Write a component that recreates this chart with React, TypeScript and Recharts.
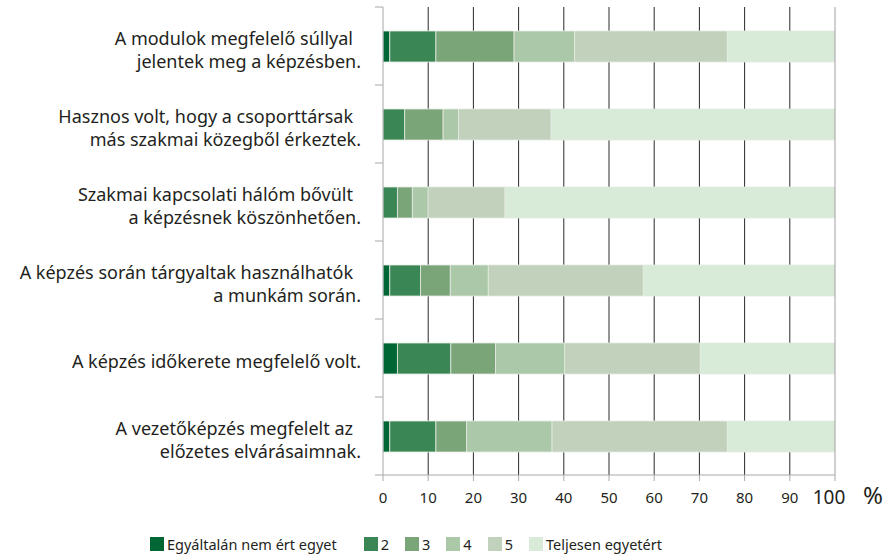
import React from "react";
import {
  BarChart,
  Bar,
  XAxis,
  YAxis,
  CartesianGrid,
  ReferenceLine,
  Legend,
} from "recharts";

const categories: string[][] = [
  ["A modulok megfelelő súllyal", "jelentek meg a képzésben."],
  ["Hasznos volt, hogy a csoporttársak", "más szakmai közegből érkeztek."],
  ["Szakmai kapcsolati hálóm bővült", "a képzésnek köszönhetően."],
  ["A képzés során tárgyaltak használhatók", "a munkám során."],
  ["A képzés időkerete megfelelő volt."],
  ["A vezetőképzés megfelelt az", "előzetes elvárásaimnak."],
];

const seriesNames = ["Egyáltalán nem ért egyet", "2", "3", "4", "5", "Teljesen egyetért"];
const s1 = [1.5, 0, 0, 1.5, 3.2, 1.5];
const s2 = [10.2, 4.8, 3.2, 6.8, 11.8, 10.2];
const s3 = [17.3, 8.5, 3.3, 6.6, 9.9, 6.8];
const s4 = [13.4, 3.4, 3.5, 8.4, 15.3, 18.9];
const s5 = [33.8, 20.5, 17.0, 34.3, 30.0, 38.8];
const s6 = [23.9, 62.8, 73.0, 42.4, 29.9, 23.9];
const xTicks = [0, 10, 20, 30, 40, 50, 60, 70, 80, 90, 100];

const COLORS = ["#006633", "#3a8654", "#79a579", "#abc8a8", "#c2d1bb", "#d8ead8"];
const FONT = "'Noto Sans', sans-serif";
const INK = "#231f20";
const AXIS = "#a8a8a8";

const W = 886;
const H = 555;
const MARGIN = { top: 7, right: 51, left: 0, bottom: 50 };
const X_AXIS_H = 30;
// height of one category band, used for the small boundary ticks on the y axis
const BAND = (H - MARGIN.top - MARGIN.bottom - X_AXIS_H) / categories.length;

const data = categories.map((lines, i) => ({
  name: lines.join(" "),
  lines,
  v1: s1[i],
  v2: s2[i],
  v3: s3[i],
  v4: s4[i],
  v5: s5[i],
  v6: s6[i],
}));

const CategoryTick = (props: any) => {
  const { x, y, payload, index } = props;
  const row = data.find((d) => d.name === payload.value);
  const lines = row ? row.lines : [payload.value];
  const lh = 23;
  const startY = y + 3 - ((lines.length - 1) * lh) / 2;
  const isLast = index === categories.length - 1;
  return (
    <g>
      <line x1={x} x2={x + 8} y1={y - BAND / 2} y2={y - BAND / 2} stroke={AXIS} />
      {isLast && (
        <line x1={x} x2={x + 8} y1={y + BAND / 2} y2={y + BAND / 2} stroke={AXIS} />
      )}
      <text
        x={x - 14}
        y={startY}
        textAnchor="end"
        dominantBaseline="central"
        fontFamily={FONT}
        fontSize={18}
        fill={INK}
      >
        {lines.map((l: string, i: number) => (
          <tspan
            key={i}
            x={x - 14 - (i < lines.length - 1 ? 8 : 0)}
            y={startY + i * lh}
          >
            {l}
          </tspan>
        ))}
      </text>
    </g>
  );
};

const ValueTick = (props: any) => {
  const { x, y, payload } = props;
  const big = payload.value === 100;
  return (
    <text
      x={big ? x - 6 : x}
      y={y + 14}
      textAnchor="middle"
      dominantBaseline="central"
      fontFamily={FONT}
      fontSize={big ? 19 : 15}
      fill={INK}
    >
      {payload.value}
    </text>
  );
};

const PercentLabel = (props: any) => {
  const vb = props.viewBox || {};
  return (
    <text
      x={(vb.x || 0) + (vb.width || 0) + 28}
      y={(vb.y || 0) + 19}
      dominantBaseline="central"
      fontFamily={FONT}
      fontSize={24}
      fill={INK}
    >
      %
    </text>
  );
};

const LegendContent = () => (
  <div
    style={{
      display: "flex",
      alignItems: "center",
      fontFamily: FONT,
      fontSize: 14.5,
      color: INK,
      whiteSpace: "nowrap",
      lineHeight: "18px",
    }}
  >
    {seriesNames.map((n, i) => (
      <div
        key={n}
        style={{
          display: "flex",
          alignItems: "center",
          marginRight: i === 0 ? 27 : 16,
        }}
      >
        <span
          style={{
            display: "inline-block",
            width: 14,
            height: 14,
            background: COLORS[i],
            marginRight: 3,
          }}
        />
        <span>{n}</span>
      </div>
    ))}
  </div>
);

const keys = ["v1", "v2", "v3", "v4", "v5", "v6"];

export default function App() {
  return (
    <div style={{ position: "absolute", left: 0, top: 0, width: W, height: H, background: "#fff" }}>
      <BarChart width={W} height={H} data={data} layout="vertical" margin={MARGIN}>
        <CartesianGrid
          yAxisId="cat"
          horizontal={false}
          vertical={true}
          verticalValues={[10, 20, 30, 40, 50, 60, 70, 80, 90]}
          stroke="#2a2a2a"
          strokeWidth={1}
        />
        <ReferenceLine yAxisId="cat" x={100} stroke="#a0a0a0" strokeWidth={1} />
        <XAxis
          type="number"
          domain={[0, 100]}
          ticks={xTicks}
          interval={0}
          allowDataOverflow
          axisLine={{ stroke: AXIS }}
          tickLine={{ stroke: AXIS }}
          tickSize={6}
          height={X_AXIS_H}
          tick={<ValueTick />}
          label={<PercentLabel />}
        />
        <YAxis
          yAxisId="cat"
          type="category"
          dataKey="name"
          width={383}
          axisLine={{ stroke: AXIS }}
          tickLine={false}
          tick={<CategoryTick />}
          interval={0}
        />
        {keys.map((k, i) => (
          <Bar
            key={k}
            yAxisId="cat"
            dataKey={k}
            name={seriesNames[i]}
            stackId="a"
            fill={COLORS[i]}
            stroke="#e4ebe2"
            strokeWidth={0.8}
            barSize={31}
            isAnimationActive={false}
          />
        ))}
        <Legend
          layout="vertical"
          align="center"
          verticalAlign="middle"
          content={<LegendContent />}
          wrapperStyle={{ left: 150, top: 535, width: 560, height: 18 }}
        />
      </BarChart>
    </div>
  );
}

PROBLEM: Keep the pictures out of the copy and return the rest of the data above exactly.

OUTPUT OF THE EXERCISE:
Write a component that recreates this chart with React, TypeScript and Recharts.
import React from "react";
import {
  BarChart,
  Bar,
  XAxis,
  YAxis,
  CartesianGrid,
  ReferenceLine,
  Legend,
} from "recharts";

const categories: string[][] = [
  ["A modulok megfelelő súllyal", "jelentek meg a képzésben."],
  ["Hasznos volt, hogy a csoporttársak", "más szakmai közegből érkeztek."],
  ["Szakmai kapcsolati hálóm bővült", "a képzésnek köszönhetően."],
  ["A képzés során tárgyaltak használhatók", "a munkám során."],
  ["A képzés időkerete megfelelő volt."],
  ["A vezetőképzés megfelelt az", "előzetes elvárásaimnak."],
];

const seriesNames = ["Egyáltalán nem ért egyet", "2", "3", "4", "5", "Teljesen egyetért"];
const s1 = [1.5, 0, 0, 1.5, 3.2, 1.5];
const s2 = [10.2, 4.8, 3.2, 6.8, 11.8, 10.2];
const s3 = [17.3, 8.5, 3.3, 6.6, 9.9, 6.8];
const s4 = [13.4, 3.4, 3.5, 8.4, 15.3, 18.9];
const s5 = [33.8, 20.5, 17.0, 34.3, 30.0, 38.8];
const s6 = [23.9, 62.8, 73.0, 42.4, 29.9, 23.9];
const xTicks = [0, 10, 20, 30, 40, 50, 60, 70, 80, 90, 100];

const COLORS = ["#006633", "#3a8654", "#79a579", "#abc8a8", "#c2d1bb", "#d8ead8"];
const FONT = "'Noto Sans', sans-serif";
const INK = "#231f20";
const AXIS = "#a8a8a8";

const W = 886;
const H = 555;
const MARGIN = { top: 7, right: 51, left: 0, bottom: 50 };
const X_AXIS_H = 30;
// height of one category band, used for the small boundary ticks on the y axis
const BAND = (H - MARGIN.top - MARGIN.bottom - X_AXIS_H) / categories.length;

const data = categories.map((lines, i) => ({
  name: lines.join(" "),
  lines,
  v1: s1[i],
  v2: s2[i],
  v3: s3[i],
  v4: s4[i],
  v5: s5[i],
  v6: s6[i],
}));

const CategoryTick = (props: any) => {
  const { x, y, payload, index } = props;
  const row = data.find((d) => d.name === payload.value);
  const lines = row ? row.lines : [payload.value];
  const lh = 23;
  const startY = y + 3 - ((lines.length - 1) * lh) / 2;
  const isLast = index === categories.length - 1;
  return (
    <g>
      <line x1={x} x2={x + 8} y1={y - BAND / 2} y2={y - BAND / 2} stroke={AXIS} />
      {isLast && (
        <line x1={x} x2={x + 8} y1={y + BAND / 2} y2={y + BAND / 2} stroke={AXIS} />
      )}
      <text
        x={x - 14}
        y={startY}
        textAnchor="end"
        dominantBaseline="central"
        fontFamily={FONT}
        fontSize={18}
        fill={INK}
      >
        {lines.map((l: string, i: number) => (
          <tspan
            key={i}
            x={x - 14 - (i < lines.length - 1 ? 8 : 0)}
            y={startY + i * lh}
          >
            {l}
          </tspan>
        ))}
      </text>
    </g>
  );
};

const ValueTick = (props: any) => {
  const { x, y, payload } = props;
  const big = payload.value === 100;
  return (
    <text
      x={big ? x - 6 : x}
      y={y + 14}
      textAnchor="middle"
      dominantBaseline="central"
      fontFamily={FONT}
      fontSize={big ? 19 : 15}
      fill={INK}
    >
      {payload.value}
    </text>
  );
};

const PercentLabel = (props: any) => {
  const vb = props.viewBox || {};
  return (
    <text
      x={(vb.x || 0) + (vb.width || 0) + 28}
      y={(vb.y || 0) + 19}
      dominantBaseline="central"
      fontFamily={FONT}
      fontSize={24}
      fill={INK}
    >
      %
    </text>
  );
};

const LegendContent = () => (
  <div
    style={{
      display: "flex",
      alignItems: "center",
      fontFamily: FONT,
      fontSize: 14.5,
      color: INK,
      whiteSpace: "nowrap",
      lineHeight: "18px",
    }}
  >
    {seriesNames.map((n, i) => (
      <div
        key={n}
        style={{
          display: "flex",
          alignItems: "center",
          marginRight: i === 0 ? 27 : 16,
        }}
      >
        <span
          style={{
            display: "inline-block",
            width: 14,
            height: 14,
            background: COLORS[i],
            marginRight: 3,
          }}
        />
        <span>{n}</span>
      </div>
    ))}
  </div>
);

const keys = ["v1", "v2", "v3", "v4", "v5", "v6"];

export default function App() {
  return (
    <div style={{ position: "absolute", left: 0, top: 0, width: W, height: H, background: "#fff" }}>
      <BarChart width={W} height={H} data={data} layout="vertical" margin={MARGIN}>
        <CartesianGrid
          yAxisId="cat"
          horizontal={false}
          vertical={true}
          verticalValues={[10, 20, 30, 40, 50, 60, 70, 80, 90]}
          stroke="#2a2a2a"
          strokeWidth={1}
        />
        <ReferenceLine yAxisId="cat" x={100} stroke="#a0a0a0" strokeWidth={1} />
        <XAxis
          type="number"
          domain={[0, 100]}
          ticks={xTicks}
          interval={0}
          allowDataOverflow
          axisLine={{ stroke: AXIS }}
          tickLine={{ stroke: AXIS }}
          tickSize={6}
          height={X_AXIS_H}
          tick={<ValueTick />}
          label={<PercentLabel />}
        />
        <YAxis
          yAxisId="cat"
          type="category"
          dataKey="name"
          width={383}
          axisLine={{ stroke: AXIS }}
          tickLine={false}
          tick={<CategoryTick />}
          interval={0}
        />
        {keys.map((k, i) => (
          <Bar
            key={k}
            yAxisId="cat"
            dataKey={k}
            name={seriesNames[i]}
            stackId="a"
            fill={COLORS[i]}
            stroke="#e4ebe2"
            strokeWidth={0.8}
            barSize={31}
            isAnimationActive={false}
          />
        ))}
        <Legend
          layout="vertical"
          align="center"
          verticalAlign="middle"
          content={<LegendContent />}
          wrapperStyle={{ left: 150, top: 535, width: 560, height: 18 }}
        />
      </BarChart>
    </div>
  );
}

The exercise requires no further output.